◆ TASK DIRECTIONS:
Lines with "Recreate this image" and "groups = [('Lb-E795L', 1, 2), ('As" mark the range, both included. Reproduce exactly that stretch, without pictures.

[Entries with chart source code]
★ ★ ★ ★ ★

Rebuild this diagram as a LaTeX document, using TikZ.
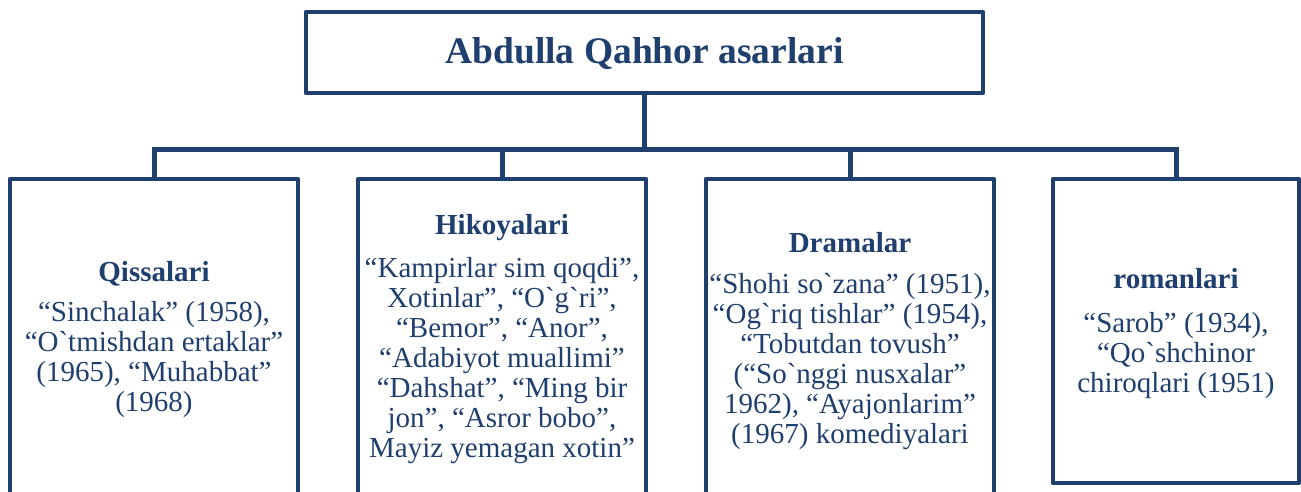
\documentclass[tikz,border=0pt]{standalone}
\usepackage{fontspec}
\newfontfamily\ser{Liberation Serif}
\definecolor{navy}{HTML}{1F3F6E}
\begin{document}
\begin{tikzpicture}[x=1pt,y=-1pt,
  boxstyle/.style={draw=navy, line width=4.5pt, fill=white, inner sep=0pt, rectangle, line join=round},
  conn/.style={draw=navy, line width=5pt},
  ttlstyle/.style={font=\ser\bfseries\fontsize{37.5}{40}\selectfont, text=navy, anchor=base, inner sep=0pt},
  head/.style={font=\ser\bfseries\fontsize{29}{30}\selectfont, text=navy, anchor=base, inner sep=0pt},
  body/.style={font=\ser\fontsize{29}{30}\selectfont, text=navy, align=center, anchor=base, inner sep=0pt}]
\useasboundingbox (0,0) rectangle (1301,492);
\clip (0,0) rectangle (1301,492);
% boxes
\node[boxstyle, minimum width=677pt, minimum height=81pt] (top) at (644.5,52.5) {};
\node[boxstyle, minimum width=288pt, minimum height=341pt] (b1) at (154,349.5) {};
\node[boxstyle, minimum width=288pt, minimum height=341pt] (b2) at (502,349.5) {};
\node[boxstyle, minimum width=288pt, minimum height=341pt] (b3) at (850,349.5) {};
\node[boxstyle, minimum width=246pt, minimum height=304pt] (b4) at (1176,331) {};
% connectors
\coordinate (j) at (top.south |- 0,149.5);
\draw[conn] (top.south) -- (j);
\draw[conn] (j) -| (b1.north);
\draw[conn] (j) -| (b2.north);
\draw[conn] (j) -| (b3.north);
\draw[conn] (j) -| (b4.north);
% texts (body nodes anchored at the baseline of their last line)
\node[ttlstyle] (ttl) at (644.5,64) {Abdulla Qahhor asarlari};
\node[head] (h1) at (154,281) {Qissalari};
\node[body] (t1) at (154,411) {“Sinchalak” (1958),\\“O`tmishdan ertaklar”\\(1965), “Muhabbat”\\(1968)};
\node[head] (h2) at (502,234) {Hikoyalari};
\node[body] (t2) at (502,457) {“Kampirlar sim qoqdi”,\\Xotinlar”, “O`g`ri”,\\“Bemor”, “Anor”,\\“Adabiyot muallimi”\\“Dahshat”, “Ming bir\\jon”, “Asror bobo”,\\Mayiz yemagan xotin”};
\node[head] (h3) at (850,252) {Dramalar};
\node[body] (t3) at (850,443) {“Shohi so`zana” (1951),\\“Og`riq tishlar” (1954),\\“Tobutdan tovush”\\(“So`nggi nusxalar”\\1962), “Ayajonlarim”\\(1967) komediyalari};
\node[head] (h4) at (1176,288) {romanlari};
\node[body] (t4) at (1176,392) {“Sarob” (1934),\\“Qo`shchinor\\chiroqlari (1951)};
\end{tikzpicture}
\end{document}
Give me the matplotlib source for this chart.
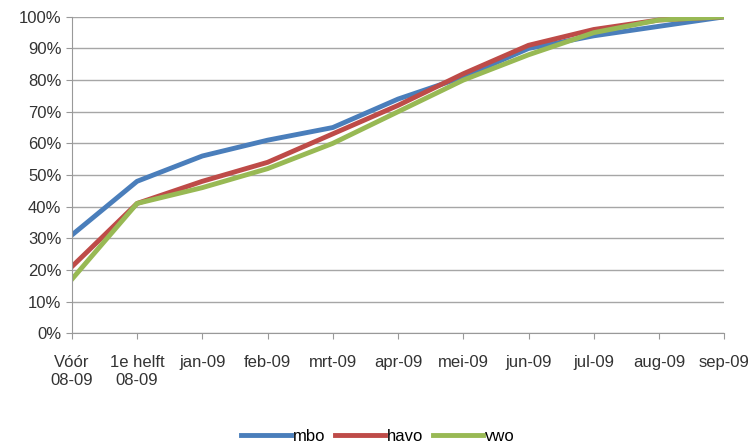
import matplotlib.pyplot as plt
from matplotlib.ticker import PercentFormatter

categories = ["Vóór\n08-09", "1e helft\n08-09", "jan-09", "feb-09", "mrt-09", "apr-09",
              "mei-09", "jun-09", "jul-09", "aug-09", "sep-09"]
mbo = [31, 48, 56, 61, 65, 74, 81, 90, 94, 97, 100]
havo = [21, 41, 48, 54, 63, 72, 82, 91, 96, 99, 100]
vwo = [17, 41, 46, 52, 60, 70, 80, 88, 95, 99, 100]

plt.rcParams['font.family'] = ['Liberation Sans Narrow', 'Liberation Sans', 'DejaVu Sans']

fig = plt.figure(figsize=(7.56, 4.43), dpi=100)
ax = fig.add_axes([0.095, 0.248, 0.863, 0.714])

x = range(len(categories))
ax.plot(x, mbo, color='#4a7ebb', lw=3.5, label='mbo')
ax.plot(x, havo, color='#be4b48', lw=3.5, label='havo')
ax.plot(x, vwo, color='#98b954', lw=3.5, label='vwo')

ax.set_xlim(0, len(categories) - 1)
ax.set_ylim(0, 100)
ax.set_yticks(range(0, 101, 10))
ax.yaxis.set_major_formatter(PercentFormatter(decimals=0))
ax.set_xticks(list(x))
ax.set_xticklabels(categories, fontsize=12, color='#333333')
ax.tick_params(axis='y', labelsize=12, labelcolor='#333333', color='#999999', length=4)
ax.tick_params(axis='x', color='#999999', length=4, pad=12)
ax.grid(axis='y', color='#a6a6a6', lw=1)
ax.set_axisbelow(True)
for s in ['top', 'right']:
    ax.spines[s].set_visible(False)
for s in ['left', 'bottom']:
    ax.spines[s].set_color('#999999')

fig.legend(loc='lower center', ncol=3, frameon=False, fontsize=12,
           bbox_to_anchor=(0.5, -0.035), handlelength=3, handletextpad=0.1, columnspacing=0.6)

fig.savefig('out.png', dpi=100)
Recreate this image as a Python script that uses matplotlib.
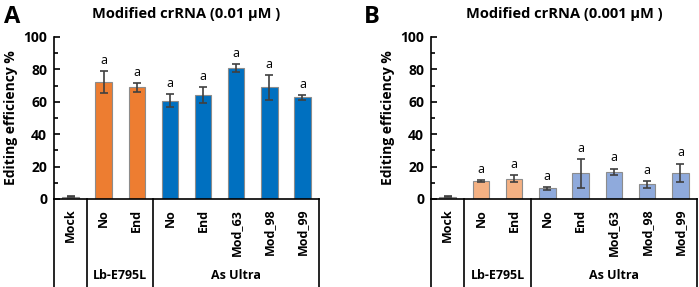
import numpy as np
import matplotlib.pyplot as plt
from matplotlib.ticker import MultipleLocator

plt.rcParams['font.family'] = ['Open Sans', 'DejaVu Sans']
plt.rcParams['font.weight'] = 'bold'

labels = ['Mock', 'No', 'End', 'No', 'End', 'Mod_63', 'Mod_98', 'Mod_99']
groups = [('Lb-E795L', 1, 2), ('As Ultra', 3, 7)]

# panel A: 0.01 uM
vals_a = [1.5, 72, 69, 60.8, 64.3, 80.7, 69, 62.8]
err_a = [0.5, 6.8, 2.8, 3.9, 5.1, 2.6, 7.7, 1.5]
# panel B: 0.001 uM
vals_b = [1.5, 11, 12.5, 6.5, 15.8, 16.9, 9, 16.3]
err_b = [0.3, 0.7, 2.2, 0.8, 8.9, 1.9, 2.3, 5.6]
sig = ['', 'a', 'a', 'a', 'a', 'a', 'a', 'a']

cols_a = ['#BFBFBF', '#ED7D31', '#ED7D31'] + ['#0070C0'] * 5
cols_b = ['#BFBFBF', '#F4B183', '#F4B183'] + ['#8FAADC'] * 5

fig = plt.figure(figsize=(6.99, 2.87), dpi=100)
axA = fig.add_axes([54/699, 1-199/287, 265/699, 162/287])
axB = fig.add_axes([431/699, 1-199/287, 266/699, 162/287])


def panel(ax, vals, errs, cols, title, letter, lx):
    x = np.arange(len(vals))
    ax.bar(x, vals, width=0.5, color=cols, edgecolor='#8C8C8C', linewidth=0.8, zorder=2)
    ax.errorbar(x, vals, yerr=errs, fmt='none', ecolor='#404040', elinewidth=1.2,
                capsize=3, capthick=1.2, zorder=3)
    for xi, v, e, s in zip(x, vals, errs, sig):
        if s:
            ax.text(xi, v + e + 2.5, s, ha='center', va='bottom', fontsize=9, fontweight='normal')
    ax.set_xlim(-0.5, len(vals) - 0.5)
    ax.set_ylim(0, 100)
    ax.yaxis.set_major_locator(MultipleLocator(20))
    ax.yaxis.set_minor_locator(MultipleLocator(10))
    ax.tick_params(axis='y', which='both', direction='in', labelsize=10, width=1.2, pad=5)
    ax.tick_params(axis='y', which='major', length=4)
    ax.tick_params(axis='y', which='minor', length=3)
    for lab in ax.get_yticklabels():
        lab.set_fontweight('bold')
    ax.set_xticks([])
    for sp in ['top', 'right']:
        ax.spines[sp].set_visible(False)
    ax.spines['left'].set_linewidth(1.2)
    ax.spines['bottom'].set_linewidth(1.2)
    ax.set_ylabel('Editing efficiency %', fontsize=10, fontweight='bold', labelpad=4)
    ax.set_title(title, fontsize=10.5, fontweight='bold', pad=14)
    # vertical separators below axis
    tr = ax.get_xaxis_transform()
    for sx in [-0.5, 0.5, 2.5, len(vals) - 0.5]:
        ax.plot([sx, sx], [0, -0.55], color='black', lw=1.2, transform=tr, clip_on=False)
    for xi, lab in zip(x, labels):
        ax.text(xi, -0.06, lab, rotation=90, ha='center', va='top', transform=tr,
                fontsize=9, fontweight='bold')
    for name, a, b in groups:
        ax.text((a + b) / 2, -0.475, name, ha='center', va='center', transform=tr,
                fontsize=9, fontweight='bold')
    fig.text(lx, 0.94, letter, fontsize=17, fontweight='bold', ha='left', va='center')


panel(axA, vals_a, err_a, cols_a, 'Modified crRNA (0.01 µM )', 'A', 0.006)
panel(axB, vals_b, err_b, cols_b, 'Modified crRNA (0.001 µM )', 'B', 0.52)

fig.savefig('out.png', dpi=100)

★ ★ ★ ★ ★

◆ EXPECTED ANSWER:
Recreate this image as a Python script that uses matplotlib.
import numpy as np
import matplotlib.pyplot as plt
from matplotlib.ticker import MultipleLocator

plt.rcParams['font.family'] = ['Open Sans', 'DejaVu Sans']
plt.rcParams['font.weight'] = 'bold'

labels = ['Mock', 'No', 'End', 'No', 'End', 'Mod_63', 'Mod_98', 'Mod_99']
groups = [('Lb-E795L', 1, 2), ('As Ultra', 3, 7)]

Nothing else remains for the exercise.